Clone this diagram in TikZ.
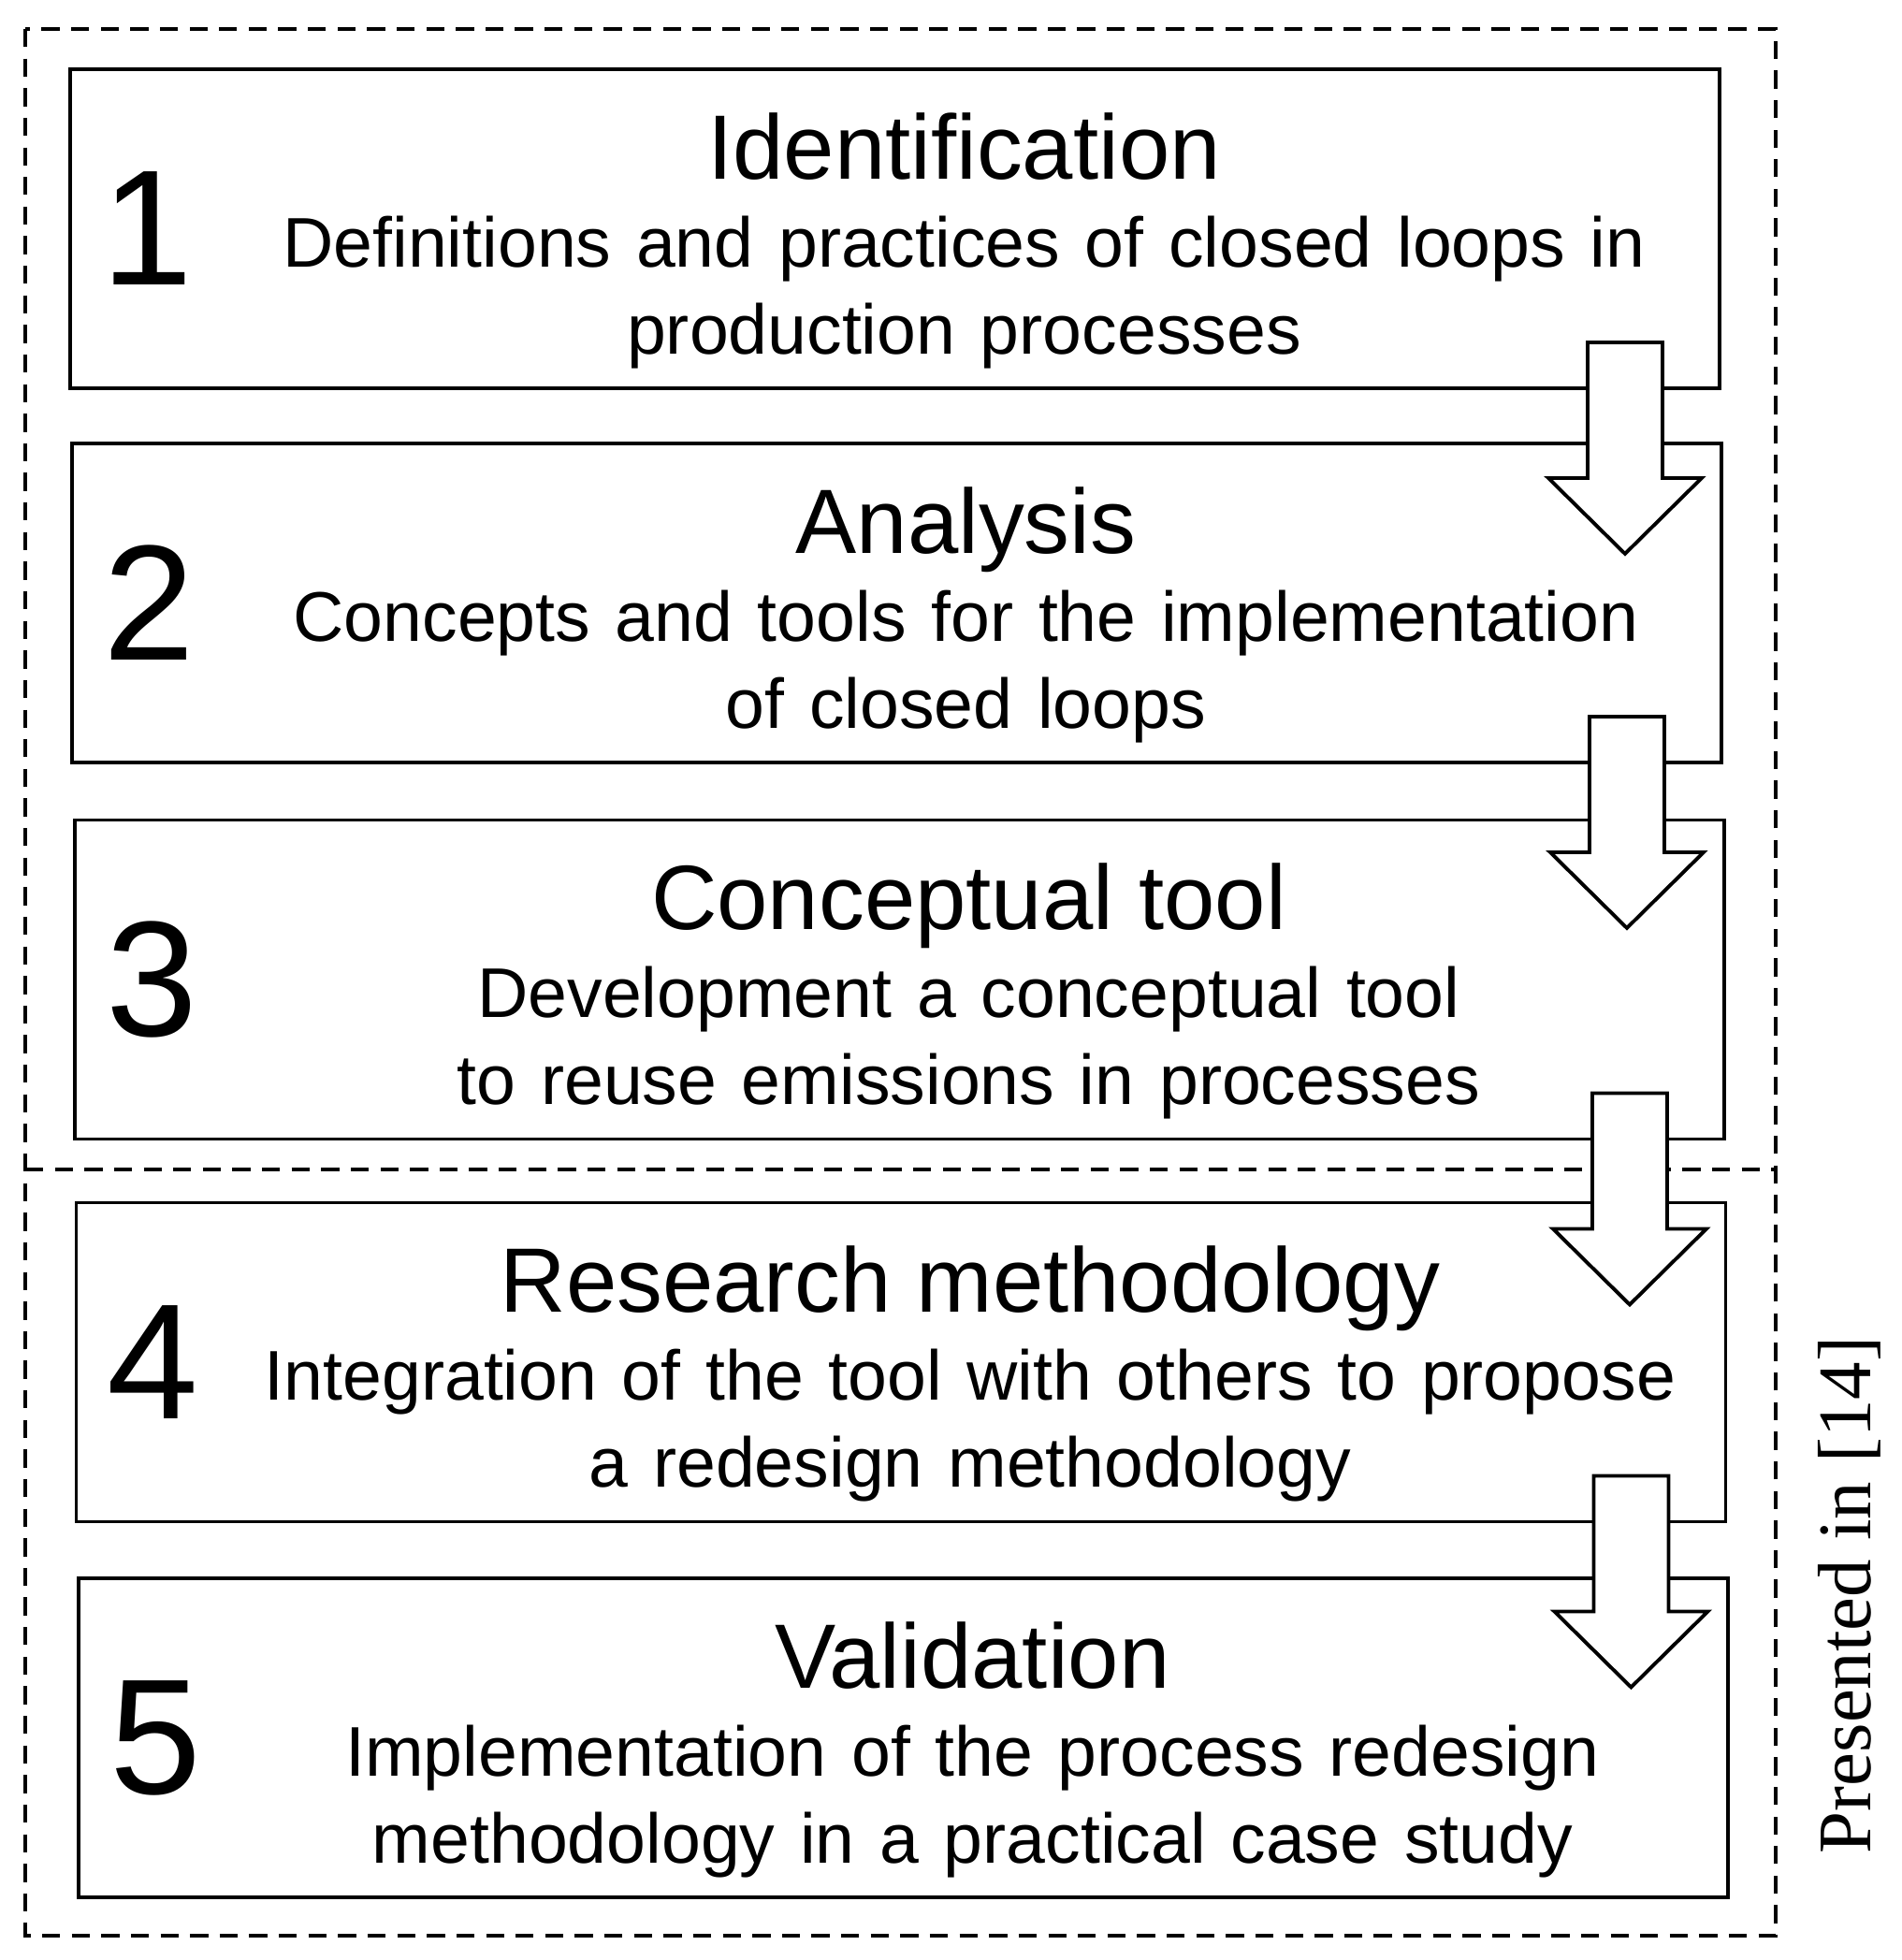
\documentclass[tikz,border=0pt]{standalone}
\usepackage{fontspec}
\setmainfont{Liberation Sans}
\newfontfamily\presfont{Liberation Serif}
\usetikzlibrary{
  	positioning,
  	calc
  }
\newcommand\subfont{\fontsize{21.4}{26.5}\selectfont\spaceskip=0.355em\relax}
\tikzstyle{stage}=[draw,line width=1.1pt,minimum width=17.63cm,minimum height=3.41cm,inner sep=0pt]
\tikzstyle{num}=[inner sep=0pt,font=\fontsize{50}{60}\selectfont]
\tikzstyle{ttl}=[inner sep=0pt,anchor=base,font=\fontsize{27.8}{33}\selectfont]
\tikzstyle{sub}=[inner sep=0pt,anchor=north,align=center,font=\subfont]
\tikzstyle{outerframe}=[line width=1.1pt,dash pattern=on 5.5pt off 3.5pt]
\tikzstyle{blockarrow}=[draw,fill=white,line width=1.1pt,line join=miter]
\begin{document}
\begin{tikzpicture}
\useasboundingbox (0,0) rectangle (20.33,-20.95);
\coordinate (fnw) at (0.27,-0.31);
\coordinate (fse) at (18.98,-20.69);
\coordinate (splitw) at (0.27,-12.50);
\coordinate (splite) at (18.98,-12.50);
\draw[outerframe] (fnw) rectangle (fse);
\draw[outerframe] (splitw) -- (splite);
\node[stage] (b1) at (9.565,-2.445) {};
\node[stage] (b2) at (9.585,-6.445) {};
\node[stage] (b3) at (9.615,-10.47) {};
\node[stage] (b4) at (9.63,-14.56) {};
\node[stage] (b5) at (9.655,-18.575) {};
\node[num] (n1) at ($(b1.west)+(0.84,0)$) {1};
\node[num] (n2) at ($(b2.west)+(0.84,0)$) {2};
\node[num] (n3) at ($(b3.west)+(0.84,0)$) {3};
\node[num] (n4) at ($(b4.west)+(0.84,0)$) {4};
\node[num] (n5) at ($(b5.west)+(0.84,0)$) {5};
\node[ttl] (t1) at ($(b1.north)+(0.74,-1.19)$) {Identification};
\node[sub, below=0.39cm of t1.base] (s1) {Definitions and practices of closed loops in\\production processes};
\node[ttl] (t2) at ($(b2.north)+(0.74,-1.19)$) {Analysis};
\node[sub, below=0.39cm of t2.base] (s2) {Concepts and tools for the implementation\\of closed loops};
\node[ttl] (t3) at ($(b3.north)+(0.74,-1.19)$) {Conceptual tool};
\node[sub, below=0.39cm of t3.base] (s3) {Development a conceptual tool\\to reuse emissions in processes};
\node[ttl] (t4) at ($(b4.north)+(0.74,-1.19)$) {Research methodology};
\node[sub, below=0.39cm of t4.base] (s4) {Integration of the tool with others to propose\\a redesign methodology};
\node[ttl] (t5) at ($(b5.north)+(0.74,-1.19)$) {Validation};
\node[sub, below=0.39cm of t5.base] (s5) {Implementation of the process redesign\\methodology in a practical case study};
\draw[blockarrow] ($(b1.south east)+(-1.43,0.51)$) -- ++(0.80,0) -- ++(0,-1.45) -- ++(0.42,0)
   -- ++(-0.82,-0.81) -- ++(-0.82,0.81) -- ++(0.42,0) -- cycle;
\draw[blockarrow] ($(b2.south east)+(-1.43,0.51)$) -- ++(0.80,0) -- ++(0,-1.45) -- ++(0.42,0)
   -- ++(-0.82,-0.81) -- ++(-0.82,0.81) -- ++(0.42,0) -- cycle;
\draw[blockarrow] ($(b3.south east)+(-1.43,0.51)$) -- ++(0.80,0) -- ++(0,-1.45) -- ++(0.42,0)
   -- ++(-0.82,-0.81) -- ++(-0.82,0.81) -- ++(0.42,0) -- cycle;
\draw[blockarrow] ($(b4.south east)+(-1.43,0.51)$) -- ++(0.80,0) -- ++(0,-1.45) -- ++(0.42,0)
   -- ++(-0.82,-0.81) -- ++(-0.82,0.81) -- ++(0.42,0) -- cycle;
\node[rotate=90,anchor=base,inner sep=0pt,font=\presfont\fontsize{23}{28}\selectfont] (pres) at (19.99,-17.05) {Presented in [14]};
\end{tikzpicture}
\end{document}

========

**What is expected:** Reproduce the full material exactly, excluding the pictures.

**Final answer:**
Clone this diagram in TikZ.
\documentclass[tikz,border=0pt]{standalone}
\usepackage{fontspec}
\setmainfont{Liberation Sans}
\newfontfamily\presfont{Liberation Serif}
\usetikzlibrary{
  	positioning,
  	calc
  }
\newcommand\subfont{\fontsize{21.4}{26.5}\selectfont\spaceskip=0.355em\relax}
\tikzstyle{stage}=[draw,line width=1.1pt,minimum width=17.63cm,minimum height=3.41cm,inner sep=0pt]
\tikzstyle{num}=[inner sep=0pt,font=\fontsize{50}{60}\selectfont]
\tikzstyle{ttl}=[inner sep=0pt,anchor=base,font=\fontsize{27.8}{33}\selectfont]
\tikzstyle{sub}=[inner sep=0pt,anchor=north,align=center,font=\subfont]
\tikzstyle{outerframe}=[line width=1.1pt,dash pattern=on 5.5pt off 3.5pt]
\tikzstyle{blockarrow}=[draw,fill=white,line width=1.1pt,line join=miter]
\begin{document}
\begin{tikzpicture}
\useasboundingbox (0,0) rectangle (20.33,-20.95);
\coordinate (fnw) at (0.27,-0.31);
\coordinate (fse) at (18.98,-20.69);
\coordinate (splitw) at (0.27,-12.50);
\coordinate (splite) at (18.98,-12.50);
\draw[outerframe] (fnw) rectangle (fse);
\draw[outerframe] (splitw) -- (splite);
\node[stage] (b1) at (9.565,-2.445) {};
\node[stage] (b2) at (9.585,-6.445) {};
\node[stage] (b3) at (9.615,-10.47) {};
\node[stage] (b4) at (9.63,-14.56) {};
\node[stage] (b5) at (9.655,-18.575) {};
\node[num] (n1) at ($(b1.west)+(0.84,0)$) {1};
\node[num] (n2) at ($(b2.west)+(0.84,0)$) {2};
\node[num] (n3) at ($(b3.west)+(0.84,0)$) {3};
\node[num] (n4) at ($(b4.west)+(0.84,0)$) {4};
\node[num] (n5) at ($(b5.west)+(0.84,0)$) {5};
\node[ttl] (t1) at ($(b1.north)+(0.74,-1.19)$) {Identification};
\node[sub, below=0.39cm of t1.base] (s1) {Definitions and practices of closed loops in\\production processes};
\node[ttl] (t2) at ($(b2.north)+(0.74,-1.19)$) {Analysis};
\node[sub, below=0.39cm of t2.base] (s2) {Concepts and tools for the implementation\\of closed loops};
\node[ttl] (t3) at ($(b3.north)+(0.74,-1.19)$) {Conceptual tool};
\node[sub, below=0.39cm of t3.base] (s3) {Development a conceptual tool\\to reuse emissions in processes};
\node[ttl] (t4) at ($(b4.north)+(0.74,-1.19)$) {Research methodology};
\node[sub, below=0.39cm of t4.base] (s4) {Integration of the tool with others to propose\\a redesign methodology};
\node[ttl] (t5) at ($(b5.north)+(0.74,-1.19)$) {Validation};
\node[sub, below=0.39cm of t5.base] (s5) {Implementation of the process redesign\\methodology in a practical case study};
\draw[blockarrow] ($(b1.south east)+(-1.43,0.51)$) -- ++(0.80,0) -- ++(0,-1.45) -- ++(0.42,0)
   -- ++(-0.82,-0.81) -- ++(-0.82,0.81) -- ++(0.42,0) -- cycle;
\draw[blockarrow] ($(b2.south east)+(-1.43,0.51)$) -- ++(0.80,0) -- ++(0,-1.45) -- ++(0.42,0)
   -- ++(-0.82,-0.81) -- ++(-0.82,0.81) -- ++(0.42,0) -- cycle;
\draw[blockarrow] ($(b3.south east)+(-1.43,0.51)$) -- ++(0.80,0) -- ++(0,-1.45) -- ++(0.42,0)
   -- ++(-0.82,-0.81) -- ++(-0.82,0.81) -- ++(0.42,0) -- cycle;
\draw[blockarrow] ($(b4.south east)+(-1.43,0.51)$) -- ++(0.80,0) -- ++(0,-1.45) -- ++(0.42,0)
   -- ++(-0.82,-0.81) -- ++(-0.82,0.81) -- ++(0.42,0) -- cycle;
\node[rotate=90,anchor=base,inner sep=0pt,font=\presfont\fontsize{23}{28}\selectfont] (pres) at (19.99,-17.05) {Presented in [14]};
\end{tikzpicture}
\end{document}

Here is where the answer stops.